Washington (CNN) -- Editor's Note: This story is from the CNN special "Stories: Reporter" which airs Saturday night at 7:30 pm eastern.
The Wok and Roll is a good place to find sushi in downtown Washington, but a strange place to launch America's most infamous assassination plot.
Yet, in 1865, the building that now houses the eatery, was the boarding house of Mary Surratt. The new Robert Redford directed movie, "The Conspirator," is all about how the Maryland woman allowed John Wilkes Booth to meet with her son and others under her roof to plan the kidnapping of President Lincoln; a scheme that turned to murder.
And in the long ago capital of the Confederacy, Richmond, Virginia, the film has reopened an old debate for historians such as Edward Ayers, president of the University of Richmond.
"If this had happened only a few years later, it would have been a different story," he said roaming across the beautiful campus on warm morning.
"There were a lot of Mary Surratts and a lot of families like the Surratts all across Kentucky, Ohio, Illinois, Indiana; you would see that families were divided on what the right thing was to do."
At the time, four brutal years of civil war had just ended. More than a half million Americans had died. Victorious Northerners were still furious over the dreadful cost of the conflict, mistrustful of Southerners, and when the president was assassinated, they demanded vengeance; if only for their peace of mind.
"There were enemies everywhere," Ayers said, "and there were spies, and there were people whose loyalties simply could not be determined."
Laurie Verge knows the case as well as anyone. She oversees another of Mary Surratt's boarding homes, once a Confederate safe house, now a museum in Maryland, just outside D.C. "It wasn't just Abraham Lincoln that the country was mourning. They were mourning the dead fathers, the dead sons, the amputees and such as that."
Booth stopped at the Maryland Surratt house as he fled, to pick up a rifle hidden inside a wall. You can still see the exact spot where the weapon was concealed.
Another boarder who ran the tavern for Surratt would swear in court, she knew all about it, and was certainly in league with the killer. It didn't matter that he was attacked by the defense as an unreliable alcoholic, the testimony was damning. Surratt was hurt too by her known Confederate leanings, and the fact that she said she did not recognize another conspirator whom she clearly knew. It was all circumstantial, of course, but in the fever following the president's death, enough to have her picked up by investigators.
Verge believes Surratt, who was only in her 40s and already a widow, had seen enough of life and war to not be surprised.
"I think she expected to be arrested. This lady is cool as a cucumber. She is not the least bit frazzled, the way she is talking to them. She is sort of haughty, and it was like, she knew this was coming. She was prepared for this," Verge said.

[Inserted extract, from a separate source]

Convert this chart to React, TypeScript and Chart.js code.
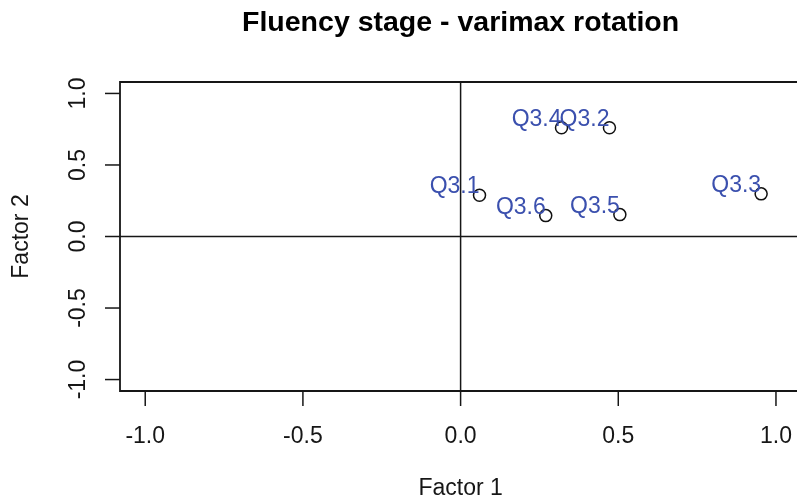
import React, { useEffect, useRef } from "react";
import { Chart, registerables } from "chart.js";

Chart.register(...registerables);

const itemLabels = ["Q3.1", "Q3.2", "Q3.3", "Q3.4", "Q3.5", "Q3.6"];
const factor1 = [0.06, 0.472, 0.953, 0.32, 0.505, 0.27];
const factor2 = [0.288, 0.76, 0.298, 0.76, 0.153, 0.146];
const xTicks = [-1.0, -0.5, 0.0, 0.5, 1.0];
const yTicks = [-1.0, -0.5, 0.0, 0.5, 1.0];
const titleText = "Fluency stage - varimax rotation";
const xTitle = "Factor 1";
const yTitle = "Factor 2";

const FONT = '"Liberation Sans", Arial, Helvetica, sans-serif';
const INK = "#161616";
const LABEL_BLUE = "#3b50ae";

const rPlotPlugin = {
  id: "rPlot",
  beforeDatasetsDraw(chart: any) {
    const ctx = chart.ctx as CanvasRenderingContext2D;
    const { left, right, top, bottom } = chart.chartArea;
    const xs = chart.scales.x;
    const ys = chart.scales.y;
    ctx.save();
    ctx.strokeStyle = INK;
    ctx.lineWidth = 1.8;
    // box (right edge lies outside the picture)
    ctx.beginPath();
    ctx.moveTo(right + 5, top);
    ctx.lineTo(left, top);
    ctx.lineTo(left, bottom);
    ctx.lineTo(right + 5, bottom);
    ctx.stroke();
    // reference lines at 0
    const x0 = xs.getPixelForValue(0);
    const y0 = ys.getPixelForValue(0);
    ctx.lineWidth = 1.5;
    ctx.beginPath();
    ctx.moveTo(x0, top);
    ctx.lineTo(x0, bottom);
    ctx.moveTo(left, y0);
    ctx.lineTo(right, y0);
    ctx.stroke();
    // x ticks
    ctx.lineWidth = 1.5;
    ctx.fillStyle = INK;
    ctx.font = `23px ${FONT}`;
    ctx.textAlign = "center";
    ctx.textBaseline = "middle";
    for (const v of xTicks) {
      const px = xs.getPixelForValue(v);
      ctx.beginPath();
      ctx.moveTo(px, bottom);
      ctx.lineTo(px, bottom + 15);
      ctx.stroke();
      ctx.fillText(v.toFixed(1), px, 437);
    }
    // y ticks
    for (const v of yTicks) {
      const py = ys.getPixelForValue(v);
      ctx.beginPath();
      ctx.moveTo(left - 15, py);
      ctx.lineTo(left, py);
      ctx.stroke();
      ctx.save();
      ctx.translate(79, py);
      ctx.rotate(-Math.PI / 2);
      ctx.fillText(v.toFixed(1), 0, 0);
      ctx.restore();
    }
    // axis titles
    const cx = xs.getPixelForValue(0);
    ctx.fillText(xTitle, cx, 489);
    ctx.save();
    ctx.translate(22, (top + bottom) / 2);
    ctx.rotate(-Math.PI / 2);
    ctx.fillText(yTitle, 0, 0);
    ctx.restore();
    // main title
    ctx.font = `bold 28.5px ${FONT}`;
    ctx.fillStyle = "#000";
    ctx.fillText(titleText, cx, 23);
    ctx.restore();
  },
  afterDatasetsDraw(chart: any) {
    const ctx = chart.ctx as CanvasRenderingContext2D;
    const xs = chart.scales.x;
    const ys = chart.scales.y;
    ctx.save();
    ctx.fillStyle = LABEL_BLUE;
    ctx.font = `23px ${FONT}`;
    ctx.textAlign = "right";
    ctx.textBaseline = "alphabetic";
    itemLabels.forEach((lab, i) => {
      const px = xs.getPixelForValue(factor1[i]);
      const py = ys.getPixelForValue(factor2[i]);
      ctx.fillText(lab, px, py - 2);
    });
    ctx.restore();
  },
};

export default function App() {
  const ref = useRef<HTMLCanvasElement | null>(null);
  useEffect(() => {
    if (!ref.current) return;
    const chart = new Chart(ref.current, {
      type: "scatter",
      data: {
        datasets: [
          {
            label: "loadings",
            data: factor1.map((x, i) => ({ x, y: factor2[i] })),
            pointStyle: "circle",
            pointRadius: 6,
            pointHoverRadius: 6,
            borderColor: "#111",
            backgroundColor: "rgba(0,0,0,0)",
            pointBorderWidth: 1.5,
            borderWidth: 1.5,
          },
        ],
      },
      options: {
        responsive: false,
        animation: false,
        events: [],
        layout: { autoPadding: false, padding: { left: 120, top: 82, right: 0, bottom: 113 } },
        plugins: {
          legend: { display: false },
          tooltip: { enabled: false },
          title: { display: false },
        },
        scales: {
          x: { type: "linear", min: -1.08, max: 1.0667, display: false },
          y: { type: "linear", min: -1.08, max: 1.08, display: false },
        },
      },
      plugins: [rPlotPlugin],
    });
    return () => chart.destroy();
  }, []);
  return (
    <div style={{ position: "fixed", left: 0, top: 0, width: 797, height: 504, background: "#fff" }}>
      <canvas ref={ref} width={797} height={504} style={{ display: "block" }} />
    </div>
  );
}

But does that mean she was guilty of the assassination?
Ayers has his doubts. "You know, you look at it, and I think the evidence is inconclusive."
The movie underscores Surratt's illness during the trial, the brutal conditions in which she was held, the frustration for federal authorities over Booth being killed during the hunt, and the fact that Surratt's son, John, was the only suspect they could not find. It suggests if she had revealed her son's whereabouts, she might well have been shown leniency.
Still, her lawyer was not the reluctant amateur depicted in the film, but a strong supporter of the Confederacy, and she had a much more robust defense than the movie implies, according to Verge.
"There were lots of defense witnesses brought in to testify to Mary Surratt's loyalty to the Union," Verge said. "They brought in priests who testified that she was a good, Christian, loyal woman, and therefore she could not be a part of murder and things of that nature."
Ayers, however, believes Surratt was an easy target: a proud Southerner, when that alone was widely seen as treasonous and a woman at a time when women were held particularly accountable for the success or failure of their households.
"One of the lines that they used at the time," he said, "was that she kept the nest that bred the vipers. So she, in many ways, is the projection of what a mother gone wrong looks like."
The military tribunal certainly seemed to think so. They sent her and three other conspirators to the gallows. Many people were squeamish over the idea of such a sentence for a female, and certain she would get a last minute commutation to life in prison. But less than 90 days after President Lincoln's assassination, she became the first woman ever executed by the U.S. government.
In the movie she walks bravely to her death, but Verge has studied the record enough to know Surratt was not so stoic climbing the steps to the noose.
"She was being supported on both sides by gentlemen trying to get her up there, and her last words that we know of were 'Don't let me fall, don't let me fall.' "
Surratt's son was eventually located and tried two years later in a civilian court. He was not convicted; adding to the argument that has raged ever since: Would she be convicted today?
Verge said Surratt was certainly aware of the plot, so "if she were to be tried on the grounds of conspiracy, yes, I believe she would be."
But executed?
Ayers too says it appears that she committed treason, "but not treason worthy of death, it would seem to me."
Mary Surratt's remains were released to her family four years after her death and lie in Washington's Mount Olivet Cemetery.
Her grave is only a few miles from the place where the president was killed and still surrounded by as much controversy as the day she died.